- What you have to do -
Gather all lines in the entries below that include the word "this".

- Data for processing -
================================

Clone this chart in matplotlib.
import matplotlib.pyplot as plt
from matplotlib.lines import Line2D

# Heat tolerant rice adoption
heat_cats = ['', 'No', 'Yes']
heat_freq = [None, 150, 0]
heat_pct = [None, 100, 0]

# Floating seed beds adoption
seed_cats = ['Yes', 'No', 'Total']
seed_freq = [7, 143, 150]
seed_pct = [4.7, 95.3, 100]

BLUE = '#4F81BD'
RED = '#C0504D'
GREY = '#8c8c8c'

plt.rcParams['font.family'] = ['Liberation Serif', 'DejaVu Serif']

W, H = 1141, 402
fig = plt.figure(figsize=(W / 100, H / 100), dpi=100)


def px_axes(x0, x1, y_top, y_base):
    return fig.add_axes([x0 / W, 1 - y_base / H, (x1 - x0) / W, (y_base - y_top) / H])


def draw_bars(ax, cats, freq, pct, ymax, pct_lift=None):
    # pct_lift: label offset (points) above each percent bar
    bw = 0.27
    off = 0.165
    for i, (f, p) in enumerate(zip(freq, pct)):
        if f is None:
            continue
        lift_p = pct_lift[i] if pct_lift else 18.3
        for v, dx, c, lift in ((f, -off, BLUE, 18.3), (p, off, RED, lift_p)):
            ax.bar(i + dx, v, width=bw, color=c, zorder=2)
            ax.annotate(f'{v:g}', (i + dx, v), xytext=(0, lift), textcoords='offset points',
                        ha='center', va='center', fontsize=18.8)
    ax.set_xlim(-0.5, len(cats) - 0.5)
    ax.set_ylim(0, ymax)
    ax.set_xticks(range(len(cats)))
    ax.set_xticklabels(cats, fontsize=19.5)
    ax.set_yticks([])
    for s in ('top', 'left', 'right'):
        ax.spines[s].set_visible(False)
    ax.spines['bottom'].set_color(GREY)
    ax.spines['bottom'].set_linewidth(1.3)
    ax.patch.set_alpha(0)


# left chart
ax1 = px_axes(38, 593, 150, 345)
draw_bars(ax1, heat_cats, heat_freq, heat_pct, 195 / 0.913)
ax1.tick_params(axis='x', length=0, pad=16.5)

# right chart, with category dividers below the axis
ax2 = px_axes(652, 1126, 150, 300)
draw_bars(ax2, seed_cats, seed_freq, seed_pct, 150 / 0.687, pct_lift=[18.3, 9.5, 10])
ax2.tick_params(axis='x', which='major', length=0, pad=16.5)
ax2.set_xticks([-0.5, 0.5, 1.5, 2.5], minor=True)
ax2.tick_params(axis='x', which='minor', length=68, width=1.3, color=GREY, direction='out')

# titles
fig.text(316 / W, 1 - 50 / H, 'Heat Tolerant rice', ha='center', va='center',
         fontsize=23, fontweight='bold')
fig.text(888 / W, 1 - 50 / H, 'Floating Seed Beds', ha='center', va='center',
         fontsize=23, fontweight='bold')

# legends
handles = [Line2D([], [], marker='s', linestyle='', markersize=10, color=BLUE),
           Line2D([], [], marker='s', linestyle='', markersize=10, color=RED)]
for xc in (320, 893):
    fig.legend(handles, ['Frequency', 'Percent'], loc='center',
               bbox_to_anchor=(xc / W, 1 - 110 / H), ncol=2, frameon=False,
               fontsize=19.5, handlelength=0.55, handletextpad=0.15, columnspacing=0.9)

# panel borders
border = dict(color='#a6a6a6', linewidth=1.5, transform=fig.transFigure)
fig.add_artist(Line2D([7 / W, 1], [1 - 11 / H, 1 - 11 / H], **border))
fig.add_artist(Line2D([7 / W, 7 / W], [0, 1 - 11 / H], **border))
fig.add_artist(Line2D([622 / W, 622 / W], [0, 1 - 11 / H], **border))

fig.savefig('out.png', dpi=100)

================================

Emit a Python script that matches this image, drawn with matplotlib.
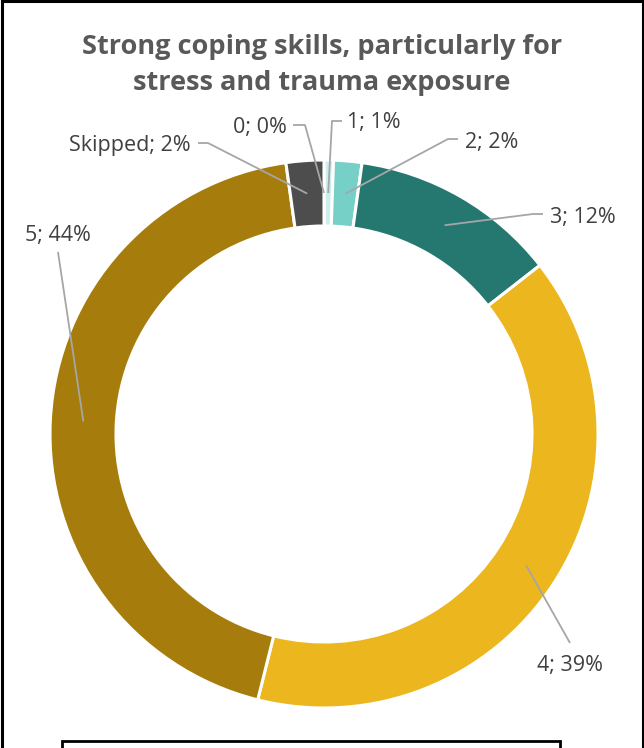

================================

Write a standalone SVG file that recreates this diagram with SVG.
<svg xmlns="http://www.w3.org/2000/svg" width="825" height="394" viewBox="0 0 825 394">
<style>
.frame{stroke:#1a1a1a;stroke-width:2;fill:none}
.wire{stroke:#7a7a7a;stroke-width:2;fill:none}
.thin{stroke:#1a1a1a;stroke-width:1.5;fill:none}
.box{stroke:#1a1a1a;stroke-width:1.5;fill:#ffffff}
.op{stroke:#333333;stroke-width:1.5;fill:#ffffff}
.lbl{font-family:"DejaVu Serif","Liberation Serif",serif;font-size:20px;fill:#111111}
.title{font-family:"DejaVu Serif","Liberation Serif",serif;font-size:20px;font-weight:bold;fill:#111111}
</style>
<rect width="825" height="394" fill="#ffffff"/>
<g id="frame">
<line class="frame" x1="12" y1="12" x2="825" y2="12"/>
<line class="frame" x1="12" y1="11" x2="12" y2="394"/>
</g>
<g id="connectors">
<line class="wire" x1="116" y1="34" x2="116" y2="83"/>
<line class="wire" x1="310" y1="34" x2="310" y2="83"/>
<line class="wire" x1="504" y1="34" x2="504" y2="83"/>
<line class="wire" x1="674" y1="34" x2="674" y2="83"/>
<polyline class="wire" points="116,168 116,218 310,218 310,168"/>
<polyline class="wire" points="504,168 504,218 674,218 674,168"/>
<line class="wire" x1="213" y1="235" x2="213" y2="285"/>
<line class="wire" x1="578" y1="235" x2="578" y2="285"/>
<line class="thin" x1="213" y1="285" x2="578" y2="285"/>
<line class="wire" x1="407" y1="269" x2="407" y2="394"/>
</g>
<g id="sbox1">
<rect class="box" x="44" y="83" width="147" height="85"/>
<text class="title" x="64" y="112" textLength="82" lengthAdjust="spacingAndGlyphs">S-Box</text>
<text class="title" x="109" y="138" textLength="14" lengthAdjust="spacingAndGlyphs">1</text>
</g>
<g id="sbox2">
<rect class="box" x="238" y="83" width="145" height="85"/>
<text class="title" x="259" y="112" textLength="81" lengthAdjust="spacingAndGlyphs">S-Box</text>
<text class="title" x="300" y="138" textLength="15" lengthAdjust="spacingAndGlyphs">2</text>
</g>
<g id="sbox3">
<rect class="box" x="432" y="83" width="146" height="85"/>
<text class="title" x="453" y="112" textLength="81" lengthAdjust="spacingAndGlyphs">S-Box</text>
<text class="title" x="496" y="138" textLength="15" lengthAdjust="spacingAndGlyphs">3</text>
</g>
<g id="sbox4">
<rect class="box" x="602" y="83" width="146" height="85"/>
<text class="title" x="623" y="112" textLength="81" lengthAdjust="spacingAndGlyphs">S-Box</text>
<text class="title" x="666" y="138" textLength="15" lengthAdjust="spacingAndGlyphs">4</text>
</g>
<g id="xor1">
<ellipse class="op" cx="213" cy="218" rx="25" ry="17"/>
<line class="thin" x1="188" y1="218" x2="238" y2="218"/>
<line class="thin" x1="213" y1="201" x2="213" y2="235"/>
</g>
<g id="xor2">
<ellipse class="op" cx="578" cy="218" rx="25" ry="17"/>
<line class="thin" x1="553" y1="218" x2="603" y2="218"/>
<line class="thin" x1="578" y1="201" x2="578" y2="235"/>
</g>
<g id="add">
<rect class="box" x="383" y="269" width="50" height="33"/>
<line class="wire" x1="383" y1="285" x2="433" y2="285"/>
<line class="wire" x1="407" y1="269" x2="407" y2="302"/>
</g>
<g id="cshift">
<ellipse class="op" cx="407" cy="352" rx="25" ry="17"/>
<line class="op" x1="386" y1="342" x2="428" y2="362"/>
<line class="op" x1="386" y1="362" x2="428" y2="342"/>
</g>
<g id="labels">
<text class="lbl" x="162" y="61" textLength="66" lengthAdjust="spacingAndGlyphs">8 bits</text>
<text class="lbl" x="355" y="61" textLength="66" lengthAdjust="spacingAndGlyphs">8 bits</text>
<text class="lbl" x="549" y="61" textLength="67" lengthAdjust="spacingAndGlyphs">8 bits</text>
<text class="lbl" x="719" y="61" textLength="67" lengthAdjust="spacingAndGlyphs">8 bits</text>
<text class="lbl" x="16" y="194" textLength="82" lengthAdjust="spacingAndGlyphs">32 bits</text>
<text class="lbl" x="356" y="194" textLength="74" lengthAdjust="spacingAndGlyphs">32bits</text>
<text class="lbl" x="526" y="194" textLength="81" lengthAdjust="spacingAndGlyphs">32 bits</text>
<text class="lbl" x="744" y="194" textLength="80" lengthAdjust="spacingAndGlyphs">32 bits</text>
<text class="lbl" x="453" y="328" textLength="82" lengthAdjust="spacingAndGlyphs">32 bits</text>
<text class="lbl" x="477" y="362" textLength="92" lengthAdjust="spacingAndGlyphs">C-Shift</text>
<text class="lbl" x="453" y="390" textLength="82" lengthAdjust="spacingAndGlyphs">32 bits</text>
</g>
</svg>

================================

- Result of the exercise -
Clone this chart in matplotlib.
Emit a Python script that matches this image, drawn with matplotlib.
Write a standalone SVG file that recreates this diagram with SVG.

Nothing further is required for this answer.